Other Christmas Plants and Flowers
Laurel is sometimes used in Christmas wreaths. The plant was once used in Roman times to symbolize victory and the plant began to symbolize Christ's victory over death. A wreath of laurel was a Roman symbol of victory and, like the plant, wreaths began to be used at Christmas to symbolize Christ's victory over death. Not having a beginning nor end, wreaths symbolize God's reign, as well as everlasting life. Ivy, since it grows by clinging onto other things, became a symbol at Christmas that represents our reliance on God, that we must cling to him. Holly (the green leaves with their red berries) became a symbol of the burning bush, as well as Christ's crown of thorns. Poinsettias are actually a Christmas tradition from the New World; the shape of the flower is supposed to represent the star of Bethlehem, and the red color is supposed to represent the blood of Christ (white flowers represent his purity).
The Yule Log
The Danish ruled over England in the 11th Century and they left behind some of their words and traditions, like a word they used for Christmas: Yule. By the 13th Century, it was in the common vernacular in England and Scotland to refer to Christmas as Yuletide. For Anglicans and Catholics, this seems familiar to us because we use similar words, such as Christmastide, Eastertide, Embertide, Passiontide, Whitsun tide, and so on. There is always the charge that the Yule log and the word yule is associated with Scandinavian paganism, but the leading British historian on paganism, Ronald Hutton, said, "Nothing certain, however, is known, and there is equal doubt over whether it was originally attached to a midwinter festival which preceded the Christian one," so they don't know for sure; I guess it depends on your bias. At any rate, the yule log is a large log intended to burn for the twelve days of Christmas (from Christmas till Epiphany).

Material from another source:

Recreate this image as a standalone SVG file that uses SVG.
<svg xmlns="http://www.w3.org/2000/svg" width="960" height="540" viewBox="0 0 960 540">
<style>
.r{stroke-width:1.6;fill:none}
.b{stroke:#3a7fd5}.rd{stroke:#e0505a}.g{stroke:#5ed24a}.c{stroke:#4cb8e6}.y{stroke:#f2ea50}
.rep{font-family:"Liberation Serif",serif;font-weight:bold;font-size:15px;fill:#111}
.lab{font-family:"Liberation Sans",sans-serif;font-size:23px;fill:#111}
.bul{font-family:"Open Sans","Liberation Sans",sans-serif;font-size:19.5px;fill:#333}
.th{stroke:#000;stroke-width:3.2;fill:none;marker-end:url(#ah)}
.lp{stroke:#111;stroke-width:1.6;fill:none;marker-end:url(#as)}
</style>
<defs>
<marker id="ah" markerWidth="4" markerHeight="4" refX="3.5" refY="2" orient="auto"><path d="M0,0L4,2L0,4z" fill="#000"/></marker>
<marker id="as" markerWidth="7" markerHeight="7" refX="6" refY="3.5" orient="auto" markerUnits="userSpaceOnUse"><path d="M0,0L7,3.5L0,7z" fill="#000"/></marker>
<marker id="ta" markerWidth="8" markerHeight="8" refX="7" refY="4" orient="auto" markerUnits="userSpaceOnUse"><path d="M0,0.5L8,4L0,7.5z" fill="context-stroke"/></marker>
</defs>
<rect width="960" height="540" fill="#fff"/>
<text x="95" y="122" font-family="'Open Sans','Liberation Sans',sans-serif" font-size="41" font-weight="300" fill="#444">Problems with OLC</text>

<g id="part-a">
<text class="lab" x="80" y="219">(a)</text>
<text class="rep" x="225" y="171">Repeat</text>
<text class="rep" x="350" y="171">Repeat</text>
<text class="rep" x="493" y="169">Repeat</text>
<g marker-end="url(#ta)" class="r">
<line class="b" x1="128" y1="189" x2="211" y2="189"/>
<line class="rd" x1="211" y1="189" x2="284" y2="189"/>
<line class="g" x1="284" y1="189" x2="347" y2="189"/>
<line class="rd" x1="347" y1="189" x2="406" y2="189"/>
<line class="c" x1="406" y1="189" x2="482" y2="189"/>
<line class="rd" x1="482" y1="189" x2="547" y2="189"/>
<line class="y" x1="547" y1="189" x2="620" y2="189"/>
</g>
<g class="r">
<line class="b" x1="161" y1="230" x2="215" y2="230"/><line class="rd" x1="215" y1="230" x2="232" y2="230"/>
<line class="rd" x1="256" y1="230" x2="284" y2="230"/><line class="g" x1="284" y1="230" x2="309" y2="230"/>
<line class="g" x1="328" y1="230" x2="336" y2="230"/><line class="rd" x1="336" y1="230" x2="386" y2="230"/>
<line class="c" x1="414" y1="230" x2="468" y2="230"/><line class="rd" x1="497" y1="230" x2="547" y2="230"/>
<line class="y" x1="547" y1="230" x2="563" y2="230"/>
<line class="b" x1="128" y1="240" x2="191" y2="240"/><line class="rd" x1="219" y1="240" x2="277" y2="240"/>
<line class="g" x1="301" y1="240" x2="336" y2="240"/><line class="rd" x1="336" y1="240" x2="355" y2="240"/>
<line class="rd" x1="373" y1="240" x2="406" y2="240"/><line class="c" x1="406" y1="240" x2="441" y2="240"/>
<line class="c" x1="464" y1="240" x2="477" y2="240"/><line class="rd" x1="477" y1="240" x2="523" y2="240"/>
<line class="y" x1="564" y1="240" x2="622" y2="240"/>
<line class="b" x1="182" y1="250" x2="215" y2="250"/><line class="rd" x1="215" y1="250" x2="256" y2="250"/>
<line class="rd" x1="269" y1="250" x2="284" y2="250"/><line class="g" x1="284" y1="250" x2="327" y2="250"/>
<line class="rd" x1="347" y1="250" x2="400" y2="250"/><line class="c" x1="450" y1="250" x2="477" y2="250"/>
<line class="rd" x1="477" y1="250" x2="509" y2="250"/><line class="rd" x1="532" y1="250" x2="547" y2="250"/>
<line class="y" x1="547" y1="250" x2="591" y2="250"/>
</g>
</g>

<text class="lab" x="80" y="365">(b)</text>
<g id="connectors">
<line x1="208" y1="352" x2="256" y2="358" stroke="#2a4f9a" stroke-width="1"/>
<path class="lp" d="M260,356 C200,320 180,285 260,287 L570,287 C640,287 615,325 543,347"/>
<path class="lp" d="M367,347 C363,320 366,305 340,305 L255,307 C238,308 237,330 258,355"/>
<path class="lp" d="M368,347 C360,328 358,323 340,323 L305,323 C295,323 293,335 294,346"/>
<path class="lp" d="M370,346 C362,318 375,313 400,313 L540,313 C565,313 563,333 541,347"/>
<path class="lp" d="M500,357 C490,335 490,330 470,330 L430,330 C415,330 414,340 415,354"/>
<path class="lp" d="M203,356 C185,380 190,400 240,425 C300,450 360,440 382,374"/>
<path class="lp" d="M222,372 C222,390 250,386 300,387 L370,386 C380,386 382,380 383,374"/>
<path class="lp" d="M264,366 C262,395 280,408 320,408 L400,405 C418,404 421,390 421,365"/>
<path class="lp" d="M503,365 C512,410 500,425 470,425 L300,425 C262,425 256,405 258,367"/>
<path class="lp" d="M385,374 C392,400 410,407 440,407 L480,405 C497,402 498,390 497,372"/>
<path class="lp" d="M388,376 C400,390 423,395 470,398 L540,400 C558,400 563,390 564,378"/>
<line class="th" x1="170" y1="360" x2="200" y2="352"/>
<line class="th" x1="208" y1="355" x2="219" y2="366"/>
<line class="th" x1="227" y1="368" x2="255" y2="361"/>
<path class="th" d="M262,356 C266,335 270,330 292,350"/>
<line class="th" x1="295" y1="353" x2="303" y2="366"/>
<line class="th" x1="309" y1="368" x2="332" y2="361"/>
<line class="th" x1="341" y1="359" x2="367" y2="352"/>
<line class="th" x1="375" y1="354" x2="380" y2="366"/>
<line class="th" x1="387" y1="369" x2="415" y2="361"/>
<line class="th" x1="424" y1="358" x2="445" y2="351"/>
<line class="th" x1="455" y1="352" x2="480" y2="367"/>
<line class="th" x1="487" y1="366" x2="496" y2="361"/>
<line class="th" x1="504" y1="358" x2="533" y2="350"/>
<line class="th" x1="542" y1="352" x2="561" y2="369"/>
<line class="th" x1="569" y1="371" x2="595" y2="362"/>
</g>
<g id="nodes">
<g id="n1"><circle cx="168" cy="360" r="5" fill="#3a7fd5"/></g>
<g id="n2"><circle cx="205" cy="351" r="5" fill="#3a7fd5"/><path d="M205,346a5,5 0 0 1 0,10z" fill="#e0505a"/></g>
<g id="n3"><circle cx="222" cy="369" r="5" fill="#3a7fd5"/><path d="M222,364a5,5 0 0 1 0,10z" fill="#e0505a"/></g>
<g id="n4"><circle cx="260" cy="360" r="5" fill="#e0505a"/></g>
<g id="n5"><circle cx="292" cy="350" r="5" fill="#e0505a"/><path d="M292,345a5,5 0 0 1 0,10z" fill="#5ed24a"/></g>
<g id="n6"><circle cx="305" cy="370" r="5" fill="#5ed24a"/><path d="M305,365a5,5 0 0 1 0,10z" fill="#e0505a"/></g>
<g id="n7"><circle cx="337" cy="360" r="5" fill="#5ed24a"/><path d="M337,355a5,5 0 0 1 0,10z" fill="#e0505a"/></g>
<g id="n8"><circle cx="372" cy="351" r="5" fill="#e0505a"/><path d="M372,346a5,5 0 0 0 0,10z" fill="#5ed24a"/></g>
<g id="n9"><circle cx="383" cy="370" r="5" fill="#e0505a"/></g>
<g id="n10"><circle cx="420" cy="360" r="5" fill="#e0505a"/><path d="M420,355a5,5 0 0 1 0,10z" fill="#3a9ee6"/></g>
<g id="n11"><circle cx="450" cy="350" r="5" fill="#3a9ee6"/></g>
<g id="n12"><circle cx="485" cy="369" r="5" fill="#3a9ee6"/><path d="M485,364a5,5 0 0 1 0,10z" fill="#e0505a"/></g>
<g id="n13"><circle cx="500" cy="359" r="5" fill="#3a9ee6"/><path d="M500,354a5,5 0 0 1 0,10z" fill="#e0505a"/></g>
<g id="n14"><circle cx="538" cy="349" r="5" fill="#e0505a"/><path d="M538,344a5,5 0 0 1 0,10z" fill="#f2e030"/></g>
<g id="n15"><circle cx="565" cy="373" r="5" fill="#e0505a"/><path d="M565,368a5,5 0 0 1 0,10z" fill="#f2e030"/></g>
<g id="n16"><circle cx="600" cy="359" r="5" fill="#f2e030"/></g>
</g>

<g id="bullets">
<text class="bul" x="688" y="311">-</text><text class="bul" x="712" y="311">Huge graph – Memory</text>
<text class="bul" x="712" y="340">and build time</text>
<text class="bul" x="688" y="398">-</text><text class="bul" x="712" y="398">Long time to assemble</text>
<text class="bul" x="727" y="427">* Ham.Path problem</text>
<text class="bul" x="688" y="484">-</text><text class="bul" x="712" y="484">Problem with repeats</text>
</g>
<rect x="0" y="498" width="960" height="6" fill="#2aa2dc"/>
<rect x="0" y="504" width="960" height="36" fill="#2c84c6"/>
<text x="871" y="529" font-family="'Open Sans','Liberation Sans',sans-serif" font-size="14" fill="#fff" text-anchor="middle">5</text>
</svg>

The other day I was wondering how Santa Claus got the moniker "Kris Kringle". As it turns out, it was another Americanization of the traditions of other lands. St. Nicholas, as we discussed last year, was a real person - a bishop from the 300s. Devotion to St. Nicholas spread throughout Europe and the Middle East and he became known to the Dutch as Sinterklaas; we Americanized the pronunciation to be Santa Claus. Well, Kris Kringle is sort of the same thing. In many Catholic areas (like Germany, the Czech Republic, Croatia, Austria, Italy, Liechtenstein, Luxembourg, Portugal, Switzerland, Slovakia, Hungary, France, and Upper-Silesia in Poland), Christmas gifts are brought by the Christ Child. This figure was adopted because Catholic nations were feeling uncomfortable about the secularization of St. Nicholas into Santa Claus. Called 'Christkindl' by the Dutch, the Americanized version of the name became 'Kris Kringle' - in America, the name became an alias of Santa Claus and by modern times, and in Europe the figure 'Christkindl' is no longer the Christ Child, but is now played by a woman dressed up like a queen, so sadly their attempts to fight the secularization of Christmas symbols has been a failure.
The Creche, or Nativity Scene
St. Francis of Assisi (b. 1181, d. 1226) started the first nativity scene. By the time of St. Francis, Islam had spread over a large portion of the world, including areas that were at one time Christian. As part of devotion or penance, many Christians traveled to the Holy Land on pilgrimages, but the Muslims were often robbing or killing pilgrims. Eventually, the Holy Land would become off-limits to Christians; St. Francis' solution was to bring the Holy Land to Europe! For Christmas he assembled the manger scene, allowing Christians to pray in devotion to the place of Christ's birth without making the harsh and dangerous journey to Bethlehem. (In a similar way, the Stations of the Cross, which we pray during Lent, is also a Franciscan devotion he created for the same reason).
These are just some of the symbols we've come to embrace at Christmastime. Regardless of their origin, they've become symbols of our faith and remind us at every glance that our Lord is with us and he is victorious. As the evergreens and holly survive the harsh winters of the north, we are called to survive this harsh winter on earth until the Lord, victorious over death and the devil, will reign in power and glory forever and ever. Amen!